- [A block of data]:
----

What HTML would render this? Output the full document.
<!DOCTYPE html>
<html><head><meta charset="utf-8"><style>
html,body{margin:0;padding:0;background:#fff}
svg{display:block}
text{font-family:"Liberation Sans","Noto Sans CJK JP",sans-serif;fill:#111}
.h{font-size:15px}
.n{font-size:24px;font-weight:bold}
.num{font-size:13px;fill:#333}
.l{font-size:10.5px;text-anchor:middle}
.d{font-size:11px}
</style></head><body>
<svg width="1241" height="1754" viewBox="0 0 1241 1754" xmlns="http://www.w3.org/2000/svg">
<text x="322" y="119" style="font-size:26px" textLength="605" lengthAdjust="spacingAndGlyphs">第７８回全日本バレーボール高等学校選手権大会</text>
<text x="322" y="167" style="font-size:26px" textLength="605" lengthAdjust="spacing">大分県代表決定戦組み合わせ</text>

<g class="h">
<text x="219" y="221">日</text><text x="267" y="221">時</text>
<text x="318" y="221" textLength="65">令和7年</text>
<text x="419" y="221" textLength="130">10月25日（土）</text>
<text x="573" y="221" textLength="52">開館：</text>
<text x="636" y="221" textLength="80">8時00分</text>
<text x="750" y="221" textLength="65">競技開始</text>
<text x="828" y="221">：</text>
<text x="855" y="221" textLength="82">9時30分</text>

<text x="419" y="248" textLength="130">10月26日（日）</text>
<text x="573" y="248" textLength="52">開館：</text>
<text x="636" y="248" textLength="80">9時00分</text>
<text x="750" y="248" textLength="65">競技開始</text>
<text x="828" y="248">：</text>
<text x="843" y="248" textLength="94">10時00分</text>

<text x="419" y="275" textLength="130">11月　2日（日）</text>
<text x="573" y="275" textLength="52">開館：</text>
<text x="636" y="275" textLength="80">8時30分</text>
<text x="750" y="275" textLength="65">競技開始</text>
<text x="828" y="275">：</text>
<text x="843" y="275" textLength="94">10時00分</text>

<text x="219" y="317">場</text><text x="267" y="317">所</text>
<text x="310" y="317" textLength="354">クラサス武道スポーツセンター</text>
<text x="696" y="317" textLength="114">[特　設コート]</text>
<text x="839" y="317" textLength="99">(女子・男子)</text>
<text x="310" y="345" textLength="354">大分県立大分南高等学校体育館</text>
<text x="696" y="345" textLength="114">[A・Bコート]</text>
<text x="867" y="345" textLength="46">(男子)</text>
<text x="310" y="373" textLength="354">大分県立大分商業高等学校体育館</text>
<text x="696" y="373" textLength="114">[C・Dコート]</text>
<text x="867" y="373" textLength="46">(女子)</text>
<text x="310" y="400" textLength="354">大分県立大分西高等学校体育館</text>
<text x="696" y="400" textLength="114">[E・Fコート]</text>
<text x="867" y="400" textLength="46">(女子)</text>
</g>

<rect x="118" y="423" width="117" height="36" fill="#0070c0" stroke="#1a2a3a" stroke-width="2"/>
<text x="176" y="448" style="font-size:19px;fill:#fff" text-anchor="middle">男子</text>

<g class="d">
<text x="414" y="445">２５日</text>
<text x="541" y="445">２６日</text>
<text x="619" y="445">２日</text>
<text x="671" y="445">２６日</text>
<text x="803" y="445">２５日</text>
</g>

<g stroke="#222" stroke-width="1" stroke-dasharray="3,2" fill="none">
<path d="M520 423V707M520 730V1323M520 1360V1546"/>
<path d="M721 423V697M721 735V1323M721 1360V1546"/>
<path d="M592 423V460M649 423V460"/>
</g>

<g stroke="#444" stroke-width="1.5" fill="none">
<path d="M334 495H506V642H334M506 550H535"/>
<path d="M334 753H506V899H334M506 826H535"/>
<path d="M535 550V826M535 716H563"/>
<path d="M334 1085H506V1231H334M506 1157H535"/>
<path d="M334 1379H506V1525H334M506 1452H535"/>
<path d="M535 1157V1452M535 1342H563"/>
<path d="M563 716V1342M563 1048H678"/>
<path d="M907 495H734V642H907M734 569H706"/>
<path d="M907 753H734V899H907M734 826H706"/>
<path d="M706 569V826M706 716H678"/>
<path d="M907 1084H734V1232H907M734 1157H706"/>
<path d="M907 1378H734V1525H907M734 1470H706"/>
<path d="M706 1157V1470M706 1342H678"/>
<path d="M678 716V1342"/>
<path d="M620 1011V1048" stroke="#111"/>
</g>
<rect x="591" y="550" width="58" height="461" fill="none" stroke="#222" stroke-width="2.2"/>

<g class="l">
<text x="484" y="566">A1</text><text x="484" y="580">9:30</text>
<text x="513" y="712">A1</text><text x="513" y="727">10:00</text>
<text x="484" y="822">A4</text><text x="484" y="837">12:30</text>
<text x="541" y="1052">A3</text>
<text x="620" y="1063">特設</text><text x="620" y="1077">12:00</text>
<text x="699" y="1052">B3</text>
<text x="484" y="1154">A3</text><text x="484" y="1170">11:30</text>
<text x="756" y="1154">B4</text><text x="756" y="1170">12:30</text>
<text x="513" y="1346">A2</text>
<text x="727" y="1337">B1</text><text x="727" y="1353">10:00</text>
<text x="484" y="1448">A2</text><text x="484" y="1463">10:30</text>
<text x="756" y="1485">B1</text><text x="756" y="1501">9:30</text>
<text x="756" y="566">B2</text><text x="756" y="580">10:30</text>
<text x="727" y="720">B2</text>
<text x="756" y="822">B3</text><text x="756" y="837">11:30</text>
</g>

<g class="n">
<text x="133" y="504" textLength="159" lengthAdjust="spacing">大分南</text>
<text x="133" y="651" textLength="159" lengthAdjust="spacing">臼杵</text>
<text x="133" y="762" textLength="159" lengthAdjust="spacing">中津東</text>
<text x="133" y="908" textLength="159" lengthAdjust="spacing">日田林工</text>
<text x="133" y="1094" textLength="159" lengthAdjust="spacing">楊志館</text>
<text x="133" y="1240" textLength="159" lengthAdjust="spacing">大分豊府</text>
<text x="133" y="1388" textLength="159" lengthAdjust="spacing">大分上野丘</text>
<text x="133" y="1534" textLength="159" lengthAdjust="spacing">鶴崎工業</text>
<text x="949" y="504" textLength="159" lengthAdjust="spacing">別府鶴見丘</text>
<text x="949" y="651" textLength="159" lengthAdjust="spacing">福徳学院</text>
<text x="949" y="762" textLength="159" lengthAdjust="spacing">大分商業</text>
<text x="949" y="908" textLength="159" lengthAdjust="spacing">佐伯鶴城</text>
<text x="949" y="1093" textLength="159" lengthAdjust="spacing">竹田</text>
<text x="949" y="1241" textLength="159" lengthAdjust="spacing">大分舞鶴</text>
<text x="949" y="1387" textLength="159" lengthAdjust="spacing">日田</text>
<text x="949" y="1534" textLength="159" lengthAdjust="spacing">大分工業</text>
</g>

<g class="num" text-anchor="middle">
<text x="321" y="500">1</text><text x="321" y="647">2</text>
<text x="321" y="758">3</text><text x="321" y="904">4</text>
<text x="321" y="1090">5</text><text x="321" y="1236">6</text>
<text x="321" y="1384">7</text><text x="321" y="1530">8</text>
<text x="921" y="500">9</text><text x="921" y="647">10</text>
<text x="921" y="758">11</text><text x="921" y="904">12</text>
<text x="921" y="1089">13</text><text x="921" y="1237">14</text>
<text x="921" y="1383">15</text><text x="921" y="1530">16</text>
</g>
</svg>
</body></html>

----

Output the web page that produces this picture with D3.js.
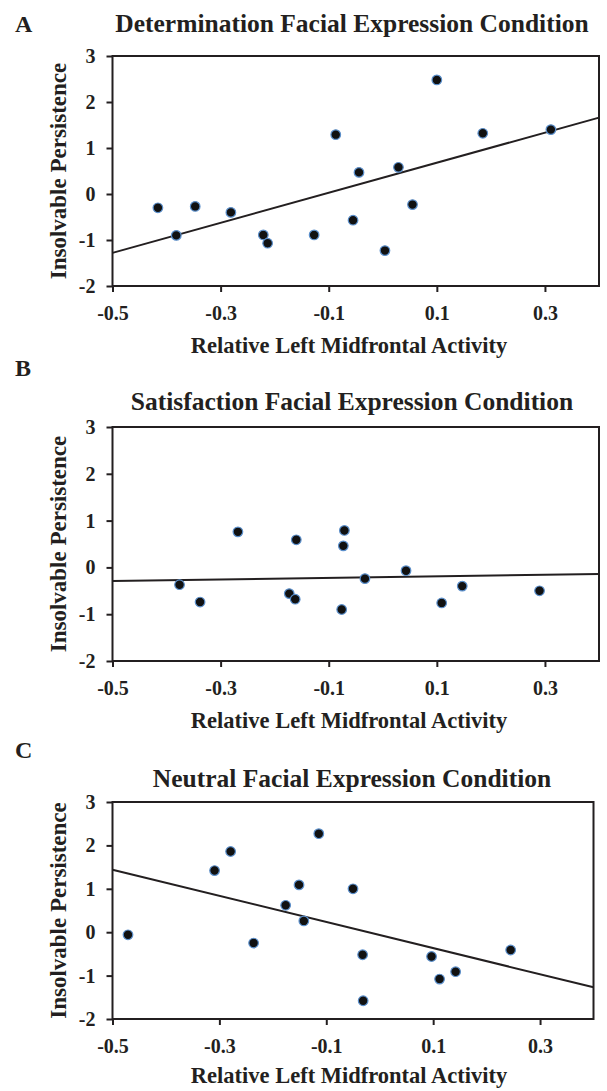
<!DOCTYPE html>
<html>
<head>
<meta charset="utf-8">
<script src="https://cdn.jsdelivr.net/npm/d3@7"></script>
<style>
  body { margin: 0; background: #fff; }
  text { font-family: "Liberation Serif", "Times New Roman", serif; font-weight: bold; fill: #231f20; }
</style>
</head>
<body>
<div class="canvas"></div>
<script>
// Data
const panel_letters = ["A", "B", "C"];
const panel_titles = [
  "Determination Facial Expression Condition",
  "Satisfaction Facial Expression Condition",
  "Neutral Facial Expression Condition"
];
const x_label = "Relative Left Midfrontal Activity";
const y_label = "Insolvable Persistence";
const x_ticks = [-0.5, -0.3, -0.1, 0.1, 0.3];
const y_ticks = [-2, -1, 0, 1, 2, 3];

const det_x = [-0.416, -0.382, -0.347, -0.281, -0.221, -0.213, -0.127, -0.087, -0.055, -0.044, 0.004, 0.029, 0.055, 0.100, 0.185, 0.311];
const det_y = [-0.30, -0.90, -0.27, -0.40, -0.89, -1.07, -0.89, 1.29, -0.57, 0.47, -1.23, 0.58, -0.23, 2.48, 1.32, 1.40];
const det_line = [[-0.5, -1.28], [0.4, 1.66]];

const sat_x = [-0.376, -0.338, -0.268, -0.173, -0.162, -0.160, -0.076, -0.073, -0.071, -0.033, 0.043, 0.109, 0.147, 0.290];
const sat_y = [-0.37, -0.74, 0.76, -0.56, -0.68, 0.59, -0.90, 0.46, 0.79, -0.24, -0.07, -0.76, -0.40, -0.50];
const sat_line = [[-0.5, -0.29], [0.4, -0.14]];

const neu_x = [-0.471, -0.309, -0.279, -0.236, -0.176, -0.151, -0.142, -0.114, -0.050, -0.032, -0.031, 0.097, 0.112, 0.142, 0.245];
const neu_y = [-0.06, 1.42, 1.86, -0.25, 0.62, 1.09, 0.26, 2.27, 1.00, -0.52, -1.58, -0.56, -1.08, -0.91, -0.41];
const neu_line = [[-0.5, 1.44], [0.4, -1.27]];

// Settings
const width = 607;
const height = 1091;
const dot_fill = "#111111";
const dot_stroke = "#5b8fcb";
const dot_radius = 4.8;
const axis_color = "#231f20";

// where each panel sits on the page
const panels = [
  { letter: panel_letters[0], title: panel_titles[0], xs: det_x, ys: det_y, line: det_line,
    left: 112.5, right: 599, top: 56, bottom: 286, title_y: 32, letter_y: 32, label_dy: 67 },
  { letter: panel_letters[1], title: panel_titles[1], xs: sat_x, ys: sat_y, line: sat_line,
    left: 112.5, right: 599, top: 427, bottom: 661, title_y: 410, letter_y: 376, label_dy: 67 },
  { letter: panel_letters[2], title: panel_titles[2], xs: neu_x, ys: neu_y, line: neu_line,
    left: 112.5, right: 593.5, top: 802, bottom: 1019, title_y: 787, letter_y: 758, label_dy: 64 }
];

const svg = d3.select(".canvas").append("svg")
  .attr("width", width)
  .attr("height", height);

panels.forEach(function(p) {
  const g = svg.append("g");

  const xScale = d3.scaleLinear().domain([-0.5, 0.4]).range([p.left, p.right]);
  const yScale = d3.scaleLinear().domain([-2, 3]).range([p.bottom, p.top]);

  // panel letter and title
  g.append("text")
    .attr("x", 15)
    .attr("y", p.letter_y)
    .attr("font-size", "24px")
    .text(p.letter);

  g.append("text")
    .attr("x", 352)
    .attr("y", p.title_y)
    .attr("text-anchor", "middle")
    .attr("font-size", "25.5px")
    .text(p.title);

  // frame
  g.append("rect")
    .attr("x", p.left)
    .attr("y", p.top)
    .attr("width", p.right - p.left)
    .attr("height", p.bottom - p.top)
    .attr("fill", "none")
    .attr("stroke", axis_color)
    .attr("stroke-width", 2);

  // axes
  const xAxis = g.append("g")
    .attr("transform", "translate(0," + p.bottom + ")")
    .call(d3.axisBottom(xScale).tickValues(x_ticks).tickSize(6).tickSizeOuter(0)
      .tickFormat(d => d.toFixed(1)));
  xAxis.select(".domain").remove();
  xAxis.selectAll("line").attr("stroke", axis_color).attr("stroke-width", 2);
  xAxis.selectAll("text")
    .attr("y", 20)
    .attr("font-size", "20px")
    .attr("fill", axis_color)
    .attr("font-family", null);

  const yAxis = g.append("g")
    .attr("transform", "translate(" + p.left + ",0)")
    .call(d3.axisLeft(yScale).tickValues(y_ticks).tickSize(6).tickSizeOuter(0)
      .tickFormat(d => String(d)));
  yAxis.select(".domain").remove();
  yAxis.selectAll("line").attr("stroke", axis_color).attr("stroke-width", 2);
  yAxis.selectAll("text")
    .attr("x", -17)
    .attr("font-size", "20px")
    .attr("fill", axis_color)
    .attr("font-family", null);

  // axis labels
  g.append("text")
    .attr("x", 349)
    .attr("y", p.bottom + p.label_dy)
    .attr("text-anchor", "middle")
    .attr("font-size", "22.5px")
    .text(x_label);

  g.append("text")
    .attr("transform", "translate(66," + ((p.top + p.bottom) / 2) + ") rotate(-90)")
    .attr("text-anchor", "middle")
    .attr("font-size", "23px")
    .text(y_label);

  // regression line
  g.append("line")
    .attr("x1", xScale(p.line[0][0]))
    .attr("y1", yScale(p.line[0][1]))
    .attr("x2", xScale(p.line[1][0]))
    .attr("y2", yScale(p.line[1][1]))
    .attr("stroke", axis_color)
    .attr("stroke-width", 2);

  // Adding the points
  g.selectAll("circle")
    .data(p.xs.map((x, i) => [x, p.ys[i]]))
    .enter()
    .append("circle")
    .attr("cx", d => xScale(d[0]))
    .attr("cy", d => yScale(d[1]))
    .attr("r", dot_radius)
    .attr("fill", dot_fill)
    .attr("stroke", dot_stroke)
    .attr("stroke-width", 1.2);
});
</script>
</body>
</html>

----

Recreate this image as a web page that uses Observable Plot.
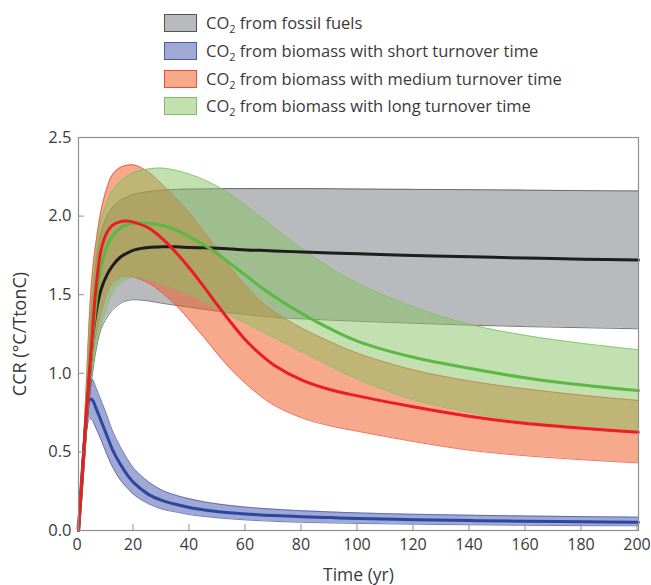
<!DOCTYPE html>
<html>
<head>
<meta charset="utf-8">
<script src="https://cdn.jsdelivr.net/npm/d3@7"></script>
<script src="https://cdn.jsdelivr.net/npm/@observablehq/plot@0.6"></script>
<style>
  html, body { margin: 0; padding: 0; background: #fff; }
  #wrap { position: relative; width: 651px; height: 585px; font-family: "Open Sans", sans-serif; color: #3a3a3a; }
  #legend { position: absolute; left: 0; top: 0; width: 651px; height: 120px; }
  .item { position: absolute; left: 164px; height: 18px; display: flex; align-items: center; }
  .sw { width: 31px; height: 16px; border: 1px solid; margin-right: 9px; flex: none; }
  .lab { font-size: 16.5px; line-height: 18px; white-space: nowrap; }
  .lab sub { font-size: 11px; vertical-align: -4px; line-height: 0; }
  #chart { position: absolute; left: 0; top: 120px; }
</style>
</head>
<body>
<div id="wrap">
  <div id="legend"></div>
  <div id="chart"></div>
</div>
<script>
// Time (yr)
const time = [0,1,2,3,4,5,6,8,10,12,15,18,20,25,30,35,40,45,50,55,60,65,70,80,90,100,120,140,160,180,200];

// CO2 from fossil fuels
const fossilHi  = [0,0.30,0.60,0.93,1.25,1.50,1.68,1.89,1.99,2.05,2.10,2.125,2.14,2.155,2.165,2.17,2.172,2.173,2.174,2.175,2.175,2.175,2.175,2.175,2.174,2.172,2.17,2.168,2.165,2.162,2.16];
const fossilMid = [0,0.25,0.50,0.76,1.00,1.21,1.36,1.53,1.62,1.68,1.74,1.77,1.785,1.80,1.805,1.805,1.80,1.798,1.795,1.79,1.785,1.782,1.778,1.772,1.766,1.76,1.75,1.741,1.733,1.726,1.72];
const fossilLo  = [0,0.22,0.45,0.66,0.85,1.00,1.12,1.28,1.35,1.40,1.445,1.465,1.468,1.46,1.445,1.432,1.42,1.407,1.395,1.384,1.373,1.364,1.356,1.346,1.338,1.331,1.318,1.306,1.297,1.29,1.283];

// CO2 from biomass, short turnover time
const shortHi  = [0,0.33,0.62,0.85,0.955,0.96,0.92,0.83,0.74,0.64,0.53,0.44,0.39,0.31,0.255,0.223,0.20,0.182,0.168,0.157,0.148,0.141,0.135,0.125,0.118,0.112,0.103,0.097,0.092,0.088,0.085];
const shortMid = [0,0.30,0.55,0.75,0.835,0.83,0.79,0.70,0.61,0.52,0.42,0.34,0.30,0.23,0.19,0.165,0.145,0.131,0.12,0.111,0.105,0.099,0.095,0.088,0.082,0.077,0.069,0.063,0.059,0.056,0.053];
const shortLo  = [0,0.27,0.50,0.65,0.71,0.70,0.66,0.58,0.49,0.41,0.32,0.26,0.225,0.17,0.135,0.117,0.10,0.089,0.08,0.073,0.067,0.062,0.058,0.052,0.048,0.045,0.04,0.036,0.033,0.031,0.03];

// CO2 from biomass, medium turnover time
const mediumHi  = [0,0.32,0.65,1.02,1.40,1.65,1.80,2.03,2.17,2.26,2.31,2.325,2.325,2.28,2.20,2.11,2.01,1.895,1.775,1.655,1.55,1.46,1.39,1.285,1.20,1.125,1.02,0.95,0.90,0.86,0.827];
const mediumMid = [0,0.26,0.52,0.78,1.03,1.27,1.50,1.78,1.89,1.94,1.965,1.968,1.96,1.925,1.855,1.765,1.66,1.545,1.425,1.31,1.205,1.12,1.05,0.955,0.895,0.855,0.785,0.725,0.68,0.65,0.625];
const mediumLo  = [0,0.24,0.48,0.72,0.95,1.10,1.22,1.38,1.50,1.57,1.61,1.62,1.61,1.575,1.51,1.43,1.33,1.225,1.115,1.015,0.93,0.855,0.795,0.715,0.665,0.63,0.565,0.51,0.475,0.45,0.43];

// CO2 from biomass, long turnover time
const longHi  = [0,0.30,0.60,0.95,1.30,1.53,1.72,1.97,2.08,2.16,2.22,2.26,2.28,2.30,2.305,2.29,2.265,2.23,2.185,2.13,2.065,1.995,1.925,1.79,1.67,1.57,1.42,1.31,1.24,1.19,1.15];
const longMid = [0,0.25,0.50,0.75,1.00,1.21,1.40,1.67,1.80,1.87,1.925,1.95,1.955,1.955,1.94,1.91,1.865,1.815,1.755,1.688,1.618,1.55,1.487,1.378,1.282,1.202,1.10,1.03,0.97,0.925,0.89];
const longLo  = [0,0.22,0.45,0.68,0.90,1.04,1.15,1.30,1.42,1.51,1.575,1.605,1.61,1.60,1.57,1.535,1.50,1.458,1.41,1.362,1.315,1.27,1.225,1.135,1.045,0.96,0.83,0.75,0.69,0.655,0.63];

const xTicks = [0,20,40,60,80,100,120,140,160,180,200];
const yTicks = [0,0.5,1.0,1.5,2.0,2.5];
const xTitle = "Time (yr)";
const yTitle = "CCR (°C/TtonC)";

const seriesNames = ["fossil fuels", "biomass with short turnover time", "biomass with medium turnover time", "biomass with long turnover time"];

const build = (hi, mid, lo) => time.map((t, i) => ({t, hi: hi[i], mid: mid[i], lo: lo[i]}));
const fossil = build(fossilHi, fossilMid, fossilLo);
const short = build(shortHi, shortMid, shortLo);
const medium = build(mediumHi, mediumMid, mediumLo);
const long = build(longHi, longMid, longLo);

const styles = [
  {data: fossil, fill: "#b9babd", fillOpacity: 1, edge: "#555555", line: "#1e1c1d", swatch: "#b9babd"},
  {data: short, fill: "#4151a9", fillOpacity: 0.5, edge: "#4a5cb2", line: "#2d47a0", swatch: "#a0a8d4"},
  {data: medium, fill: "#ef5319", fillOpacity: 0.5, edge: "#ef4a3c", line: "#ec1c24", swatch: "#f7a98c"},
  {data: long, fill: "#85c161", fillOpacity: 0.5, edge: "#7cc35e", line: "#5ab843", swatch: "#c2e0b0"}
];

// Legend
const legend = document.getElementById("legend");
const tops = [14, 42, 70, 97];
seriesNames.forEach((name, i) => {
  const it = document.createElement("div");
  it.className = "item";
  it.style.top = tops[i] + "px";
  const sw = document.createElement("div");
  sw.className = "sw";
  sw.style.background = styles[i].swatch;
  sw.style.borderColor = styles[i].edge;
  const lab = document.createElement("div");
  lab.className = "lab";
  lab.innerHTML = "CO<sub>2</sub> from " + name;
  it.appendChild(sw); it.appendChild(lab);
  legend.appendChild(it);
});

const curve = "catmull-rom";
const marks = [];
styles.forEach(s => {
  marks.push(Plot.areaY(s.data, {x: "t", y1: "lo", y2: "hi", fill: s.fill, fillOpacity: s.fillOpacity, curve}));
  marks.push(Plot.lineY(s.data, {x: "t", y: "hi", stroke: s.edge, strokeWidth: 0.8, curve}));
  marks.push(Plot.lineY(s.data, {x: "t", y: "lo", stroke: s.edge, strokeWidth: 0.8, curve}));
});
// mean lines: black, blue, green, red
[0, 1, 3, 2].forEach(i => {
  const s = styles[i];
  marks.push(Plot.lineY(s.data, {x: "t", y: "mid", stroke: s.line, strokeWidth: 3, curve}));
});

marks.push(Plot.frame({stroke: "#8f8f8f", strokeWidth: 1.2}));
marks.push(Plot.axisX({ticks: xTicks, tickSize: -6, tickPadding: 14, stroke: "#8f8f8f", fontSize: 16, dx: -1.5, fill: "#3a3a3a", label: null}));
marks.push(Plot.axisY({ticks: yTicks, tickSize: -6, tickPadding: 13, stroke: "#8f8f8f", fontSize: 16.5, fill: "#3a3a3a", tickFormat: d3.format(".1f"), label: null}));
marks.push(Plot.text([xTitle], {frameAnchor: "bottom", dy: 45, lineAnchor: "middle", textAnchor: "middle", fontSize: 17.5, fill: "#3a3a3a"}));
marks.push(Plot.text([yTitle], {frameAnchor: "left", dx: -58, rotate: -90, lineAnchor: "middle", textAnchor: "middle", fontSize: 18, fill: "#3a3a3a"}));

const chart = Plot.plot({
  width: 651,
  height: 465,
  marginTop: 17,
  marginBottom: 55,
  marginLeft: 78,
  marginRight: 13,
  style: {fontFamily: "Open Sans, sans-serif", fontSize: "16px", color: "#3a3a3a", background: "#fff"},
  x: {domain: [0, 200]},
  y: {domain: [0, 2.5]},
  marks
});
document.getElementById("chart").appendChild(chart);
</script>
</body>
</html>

----

- [The request]:
Give again, word for word, only the lines starting at the line with "Output the web" and ending at the line with "const neu_line = [[-0.5, 1.44], [0.4, -1.27]];", keeping both end lines; pictures stay out.

- [Full response]:
Output the web page that produces this picture with D3.js.
<!DOCTYPE html>
<html>
<head>
<meta charset="utf-8">
<script src="https://cdn.jsdelivr.net/npm/d3@7"></script>
<style>
  body { margin: 0; background: #fff; }
  text { font-family: "Liberation Serif", "Times New Roman", serif; font-weight: bold; fill: #231f20; }
</style>
</head>
<body>
<div class="canvas"></div>
<script>
// Data
const panel_letters = ["A", "B", "C"];
const panel_titles = [
  "Determination Facial Expression Condition",
  "Satisfaction Facial Expression Condition",
  "Neutral Facial Expression Condition"
];
const x_label = "Relative Left Midfrontal Activity";
const y_label = "Insolvable Persistence";
const x_ticks = [-0.5, -0.3, -0.1, 0.1, 0.3];
const y_ticks = [-2, -1, 0, 1, 2, 3];

const det_x = [-0.416, -0.382, -0.347, -0.281, -0.221, -0.213, -0.127, -0.087, -0.055, -0.044, 0.004, 0.029, 0.055, 0.100, 0.185, 0.311];
const det_y = [-0.30, -0.90, -0.27, -0.40, -0.89, -1.07, -0.89, 1.29, -0.57, 0.47, -1.23, 0.58, -0.23, 2.48, 1.32, 1.40];
const det_line = [[-0.5, -1.28], [0.4, 1.66]];

const sat_x = [-0.376, -0.338, -0.268, -0.173, -0.162, -0.160, -0.076, -0.073, -0.071, -0.033, 0.043, 0.109, 0.147, 0.290];
const sat_y = [-0.37, -0.74, 0.76, -0.56, -0.68, 0.59, -0.90, 0.46, 0.79, -0.24, -0.07, -0.76, -0.40, -0.50];
const sat_line = [[-0.5, -0.29], [0.4, -0.14]];

const neu_x = [-0.471, -0.309, -0.279, -0.236, -0.176, -0.151, -0.142, -0.114, -0.050, -0.032, -0.031, 0.097, 0.112, 0.142, 0.245];
const neu_y = [-0.06, 1.42, 1.86, -0.25, 0.62, 1.09, 0.26, 2.27, 1.00, -0.52, -1.58, -0.56, -1.08, -0.91, -0.41];
const neu_line = [[-0.5, 1.44], [0.4, -1.27]];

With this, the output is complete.